In India we consider the rivers as forms of Devi and worship them. All rivers have been accorded a form that can be worshipped. They are perceived as goddesses seated on a crocodile, fish, etc. Now this is a religious concept. It is a religious thought. If you were to today join this religious thought with the science of environmental technology, what will you find? What is the significance of the Ganga or the Yamuna in the minds of scientists? What is the significance of rivers in the eyes of ecologists, environmentalists, agriculturists and the wise? It is more or less the same as that in worship. A scientist holds rivers in the same esteem as a religious Hindu.

In the next twenty or thirty years there will be greater control over human pollution of rivers. We will not be allowed to dump all our waste in rivers, for rivers control rain cycles, influence the water table and bring down many precious metals and minerals from the mountains. This is the significance of rivers; we have always known this in India and thus worshipped them. The future generations will agree with us.

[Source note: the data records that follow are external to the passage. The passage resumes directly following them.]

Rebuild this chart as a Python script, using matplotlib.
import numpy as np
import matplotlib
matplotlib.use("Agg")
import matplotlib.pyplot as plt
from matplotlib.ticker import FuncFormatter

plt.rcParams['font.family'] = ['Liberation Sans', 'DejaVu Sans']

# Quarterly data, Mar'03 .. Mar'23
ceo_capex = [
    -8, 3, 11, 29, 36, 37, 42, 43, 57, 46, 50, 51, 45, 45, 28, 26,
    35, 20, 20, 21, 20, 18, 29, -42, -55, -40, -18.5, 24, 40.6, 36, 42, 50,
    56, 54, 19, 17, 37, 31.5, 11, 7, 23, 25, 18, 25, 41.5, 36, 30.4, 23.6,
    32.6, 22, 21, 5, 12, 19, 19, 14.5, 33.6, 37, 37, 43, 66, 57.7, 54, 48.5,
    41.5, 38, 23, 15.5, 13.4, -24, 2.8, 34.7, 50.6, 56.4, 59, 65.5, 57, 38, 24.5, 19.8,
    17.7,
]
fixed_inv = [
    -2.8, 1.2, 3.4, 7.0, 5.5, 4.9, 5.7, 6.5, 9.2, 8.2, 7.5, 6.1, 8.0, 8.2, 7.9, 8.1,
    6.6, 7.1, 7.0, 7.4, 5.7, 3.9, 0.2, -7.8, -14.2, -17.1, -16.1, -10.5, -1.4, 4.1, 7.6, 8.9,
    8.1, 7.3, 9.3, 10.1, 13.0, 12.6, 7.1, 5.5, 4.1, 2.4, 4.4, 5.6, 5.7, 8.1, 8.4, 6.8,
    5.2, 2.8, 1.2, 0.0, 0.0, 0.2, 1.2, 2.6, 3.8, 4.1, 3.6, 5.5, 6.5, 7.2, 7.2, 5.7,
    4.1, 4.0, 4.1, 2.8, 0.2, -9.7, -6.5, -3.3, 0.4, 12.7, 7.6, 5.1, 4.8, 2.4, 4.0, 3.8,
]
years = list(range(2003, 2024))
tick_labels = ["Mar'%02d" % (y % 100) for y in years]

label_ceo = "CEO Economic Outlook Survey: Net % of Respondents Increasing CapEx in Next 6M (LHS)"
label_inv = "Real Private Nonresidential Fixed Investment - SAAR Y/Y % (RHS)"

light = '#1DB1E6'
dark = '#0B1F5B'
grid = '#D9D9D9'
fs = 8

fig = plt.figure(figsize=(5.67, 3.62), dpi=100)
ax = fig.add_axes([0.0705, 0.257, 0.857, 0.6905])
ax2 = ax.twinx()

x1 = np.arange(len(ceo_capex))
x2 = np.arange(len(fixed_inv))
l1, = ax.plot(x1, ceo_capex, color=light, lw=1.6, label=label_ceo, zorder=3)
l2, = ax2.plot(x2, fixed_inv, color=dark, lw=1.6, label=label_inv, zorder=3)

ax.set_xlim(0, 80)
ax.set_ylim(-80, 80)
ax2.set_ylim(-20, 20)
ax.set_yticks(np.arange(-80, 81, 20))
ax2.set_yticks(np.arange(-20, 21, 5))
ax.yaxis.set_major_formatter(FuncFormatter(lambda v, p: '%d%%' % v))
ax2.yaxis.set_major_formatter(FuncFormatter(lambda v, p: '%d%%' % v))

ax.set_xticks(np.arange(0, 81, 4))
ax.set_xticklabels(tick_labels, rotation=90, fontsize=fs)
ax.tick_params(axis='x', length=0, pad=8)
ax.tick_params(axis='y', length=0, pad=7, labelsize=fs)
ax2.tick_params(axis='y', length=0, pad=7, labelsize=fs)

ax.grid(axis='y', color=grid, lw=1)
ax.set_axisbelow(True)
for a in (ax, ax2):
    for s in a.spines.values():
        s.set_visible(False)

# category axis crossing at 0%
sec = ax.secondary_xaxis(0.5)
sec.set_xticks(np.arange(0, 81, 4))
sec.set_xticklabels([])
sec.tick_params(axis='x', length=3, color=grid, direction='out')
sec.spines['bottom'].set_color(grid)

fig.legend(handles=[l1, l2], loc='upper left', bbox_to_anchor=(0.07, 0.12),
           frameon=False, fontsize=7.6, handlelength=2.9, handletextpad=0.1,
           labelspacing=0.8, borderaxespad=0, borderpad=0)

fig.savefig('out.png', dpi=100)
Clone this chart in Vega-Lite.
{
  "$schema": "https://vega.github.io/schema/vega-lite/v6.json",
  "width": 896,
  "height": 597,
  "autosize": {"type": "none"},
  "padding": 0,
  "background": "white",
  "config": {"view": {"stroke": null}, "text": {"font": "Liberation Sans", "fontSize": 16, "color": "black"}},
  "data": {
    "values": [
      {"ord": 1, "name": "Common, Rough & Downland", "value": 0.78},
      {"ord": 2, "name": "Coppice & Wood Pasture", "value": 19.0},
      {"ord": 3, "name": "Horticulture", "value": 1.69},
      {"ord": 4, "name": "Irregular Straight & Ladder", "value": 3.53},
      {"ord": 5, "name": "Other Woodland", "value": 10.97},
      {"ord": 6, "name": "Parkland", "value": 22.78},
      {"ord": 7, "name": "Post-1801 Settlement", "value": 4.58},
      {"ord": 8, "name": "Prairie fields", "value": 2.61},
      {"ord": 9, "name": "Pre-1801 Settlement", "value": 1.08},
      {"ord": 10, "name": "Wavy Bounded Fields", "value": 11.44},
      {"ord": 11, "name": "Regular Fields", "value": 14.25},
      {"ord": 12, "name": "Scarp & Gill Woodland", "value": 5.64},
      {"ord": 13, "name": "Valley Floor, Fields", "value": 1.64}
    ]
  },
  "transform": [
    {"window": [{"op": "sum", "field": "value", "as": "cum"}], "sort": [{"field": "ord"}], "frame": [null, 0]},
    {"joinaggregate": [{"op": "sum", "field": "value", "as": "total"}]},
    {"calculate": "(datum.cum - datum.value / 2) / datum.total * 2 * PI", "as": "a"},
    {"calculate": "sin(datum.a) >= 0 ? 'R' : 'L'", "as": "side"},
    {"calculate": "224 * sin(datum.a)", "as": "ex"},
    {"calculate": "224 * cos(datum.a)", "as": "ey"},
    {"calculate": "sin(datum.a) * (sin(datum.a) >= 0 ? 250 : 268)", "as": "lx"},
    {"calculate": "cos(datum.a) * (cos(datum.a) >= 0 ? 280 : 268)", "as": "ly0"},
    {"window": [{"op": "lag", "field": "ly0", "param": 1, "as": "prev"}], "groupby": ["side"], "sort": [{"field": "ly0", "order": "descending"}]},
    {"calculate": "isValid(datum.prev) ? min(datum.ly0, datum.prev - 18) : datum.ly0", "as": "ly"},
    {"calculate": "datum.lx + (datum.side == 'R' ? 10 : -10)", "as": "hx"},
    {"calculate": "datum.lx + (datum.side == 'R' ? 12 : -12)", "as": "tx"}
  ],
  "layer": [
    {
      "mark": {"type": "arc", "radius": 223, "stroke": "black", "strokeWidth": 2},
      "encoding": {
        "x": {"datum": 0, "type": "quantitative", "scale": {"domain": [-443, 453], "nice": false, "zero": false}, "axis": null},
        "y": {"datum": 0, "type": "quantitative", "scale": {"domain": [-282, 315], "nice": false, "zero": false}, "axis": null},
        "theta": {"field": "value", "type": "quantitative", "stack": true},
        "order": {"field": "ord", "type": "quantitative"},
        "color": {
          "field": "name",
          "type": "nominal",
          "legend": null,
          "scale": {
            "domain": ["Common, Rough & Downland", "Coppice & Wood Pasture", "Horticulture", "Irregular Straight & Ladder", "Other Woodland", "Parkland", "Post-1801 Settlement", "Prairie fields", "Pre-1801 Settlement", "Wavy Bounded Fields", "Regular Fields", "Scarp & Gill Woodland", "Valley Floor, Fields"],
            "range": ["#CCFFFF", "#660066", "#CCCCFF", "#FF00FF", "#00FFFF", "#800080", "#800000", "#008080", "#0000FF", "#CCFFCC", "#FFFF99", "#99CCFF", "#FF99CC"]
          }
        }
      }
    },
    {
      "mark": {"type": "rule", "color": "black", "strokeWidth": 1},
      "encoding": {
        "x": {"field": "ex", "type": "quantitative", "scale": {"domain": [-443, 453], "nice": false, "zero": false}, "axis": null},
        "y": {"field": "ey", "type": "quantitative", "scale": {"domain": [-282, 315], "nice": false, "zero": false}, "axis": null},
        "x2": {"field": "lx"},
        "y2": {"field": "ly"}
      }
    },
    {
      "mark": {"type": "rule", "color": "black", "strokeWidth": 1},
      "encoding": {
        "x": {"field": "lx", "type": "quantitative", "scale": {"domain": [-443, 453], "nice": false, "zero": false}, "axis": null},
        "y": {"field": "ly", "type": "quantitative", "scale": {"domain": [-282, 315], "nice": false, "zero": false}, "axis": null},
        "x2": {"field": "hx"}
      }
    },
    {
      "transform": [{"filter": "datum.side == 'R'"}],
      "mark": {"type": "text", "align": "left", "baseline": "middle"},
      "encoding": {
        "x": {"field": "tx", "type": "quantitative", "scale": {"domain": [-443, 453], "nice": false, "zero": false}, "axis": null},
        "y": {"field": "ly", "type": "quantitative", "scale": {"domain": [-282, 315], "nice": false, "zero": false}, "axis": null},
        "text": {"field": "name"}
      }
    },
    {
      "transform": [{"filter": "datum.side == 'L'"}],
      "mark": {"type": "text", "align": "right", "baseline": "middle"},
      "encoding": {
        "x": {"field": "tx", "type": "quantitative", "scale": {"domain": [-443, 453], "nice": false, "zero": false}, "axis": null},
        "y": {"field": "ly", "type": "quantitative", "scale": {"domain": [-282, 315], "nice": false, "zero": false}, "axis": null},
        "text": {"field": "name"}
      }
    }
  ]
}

We have also always worshipped trees in India, whether ashoka, peepal, tulasi, neem, amla, bel, etc. I am not talking about their use in ayurveda, only worship. We believe that different gods and goddesses live in trees. Shiva is believed to live in the bel tree, so we worship it to fulfil a desire or remove an obstacle. We worship and water the tulasi; we do not think of her as a plant. We call her Tulasi Devi. A Hindu looks upon a tree from the religious point of view, but how do scientists worship trees? Why do we undertake afforestation? So that the air is purified, there is ample rainfall, enough oxygen, better assimilation of carbon, and the cycle of oxygen and carbon are held in balance. Scientists speak the same thing as Sanatana dharma, but use a different language, that is all.

Village life and health

In the village environment you do not need pranayama. You need pranayama in Delhi, Kolkata, Mumbai, Bangalore, Pune, Munger and Patna. Here, in the village environment, the level of oxygen and purity of air is very high; prana tattwa, number of ions, in the air is very high and the level of carbon is very low. If there is grass, open water or ponds, then the air is pure and has a higher ionic count, and you do not need to practise pranayama there.

Pranayama is the need of a person whose mind is restless. When the mind is restless, the lungs and the heart are also disturbed. A villager’s mind is not restless. What will he stress about? At the most, children and marriage. They do not know a third thing. They do not have a lot of thinking in their syllabus. The city dwellers need to think a lot; they have a lot of worry in their syllabus, but not villagers.

Apart from the air, there is another thing: vibration. If a crow crows, it creates a vibration. If a child screams, that creates a vibration. If someone rides past on a bicycle, that creates a vibration. When there is an excess of such vibrations, there is noise pollution. There is no noise pollution in a village; therefore, the stress of noise on the nerves does not exist. When you go to a silent place you like it because there is no pressure or stress on your nerves.

Every wise person should consider another thing, especially those who live in the cities: stress. Stress means something is pressing on something else. You may be stressing a point or the same thought appears in the mind again and again creating stress. Stress causes high BP and high BP creates stress on the heart. In the villages, they plough the fields the whole day long and don’t need a sleeping pill to fall asleep. Life here is natural, so they do not need any pranayama or asana. Only when life becomes unnatural you need naturopathy to correct it. You need to practise asana and pranayama, and watch what you eat because you are carrying damaged material. Therefore, I have made only one rule for those who live here: work the whole day long, work so hard that you fall asleep the moment you hit the bed. Such tiredness is bliss; it is ananda.